Each week, we have someone on our squad assigned to be the green flag. This person is in charge of handling issues in our services while the rest of the squad is focused on working on our delivery for the sprint. The problem is our squad handles multiple services, and sometimes, it becomes challenging for the green flag to fix an issue on a service he or she hardly touches.
A suggestion from one of my squad-mates to help solve this was to start having an Alerts Playbook.
What is an Alerts Playbook?
This is a section on our wiki which contains information on the alerts that show up on our notification. It has a page for every alert that we have on our system. Each alert page has the following details:
This is typically the message that shows up on our alerts channel. Severity The classification of the alert. Is it a critical issue that has to be fixed ASAP or an error that can wait until we are back in the office?
Where is this triggered?
I would normally link the particular code that triggered the alert in this section. As a developer, I find it easier to understand the alert by looking at the particular code that triggered it.
A description of what the impact of the issue is to the users of our services.

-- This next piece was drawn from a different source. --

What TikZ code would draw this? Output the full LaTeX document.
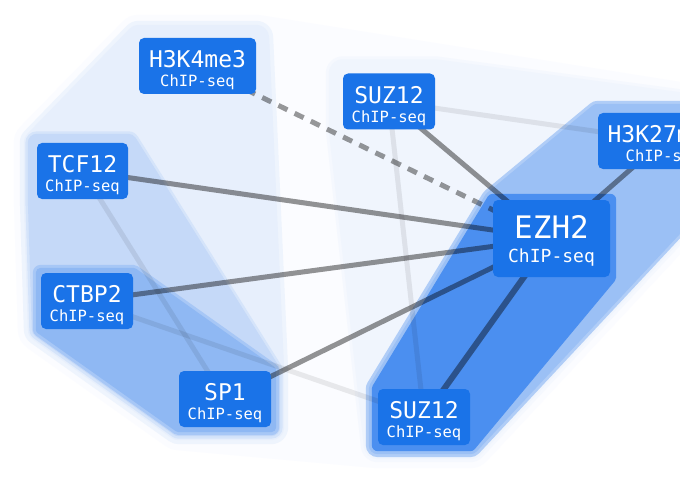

How to investigate and fix?
This contains relevant information that will help the person reading the playbook to debug or fix the issue. I would put in details like where is the log located, or which server to check out. If I’m faced with an issue, I hate having to go on a hunt for the server information so having this info on hand saves me some time.
The process is simple. If you are going to add an alert to the system, you will have to create this page, and put in the relevant details. Ideally, we would ask one of our squad-mates to read through the page we have just added to see whether it is understandable.
Some benefits I noticed by adding this
I only add necessary alerts. One of the things that had bogged our squad before was the number of alerts popping up on our notification. Putting too many alerts can result to alert fatigue. By filling in those details on the wiki, I become more critical of the alerts that I’m adding to our system. I ask myself whether it really is necessary to have that alert.
I get the confidence to know that I have a place to check out when something bad happens and I am the one who’s supposed to fix it.
Knowledge is shared. I am able to impart some of the things that only I used to know with the rest of the squad by documenting it here. And if I am not around, I know that my squad-mates will be able to solve the issues I used to solve by myself.
So there you have it. A simple tweak we added in our process to help boost the effectiveness of our squad. Hope this helps!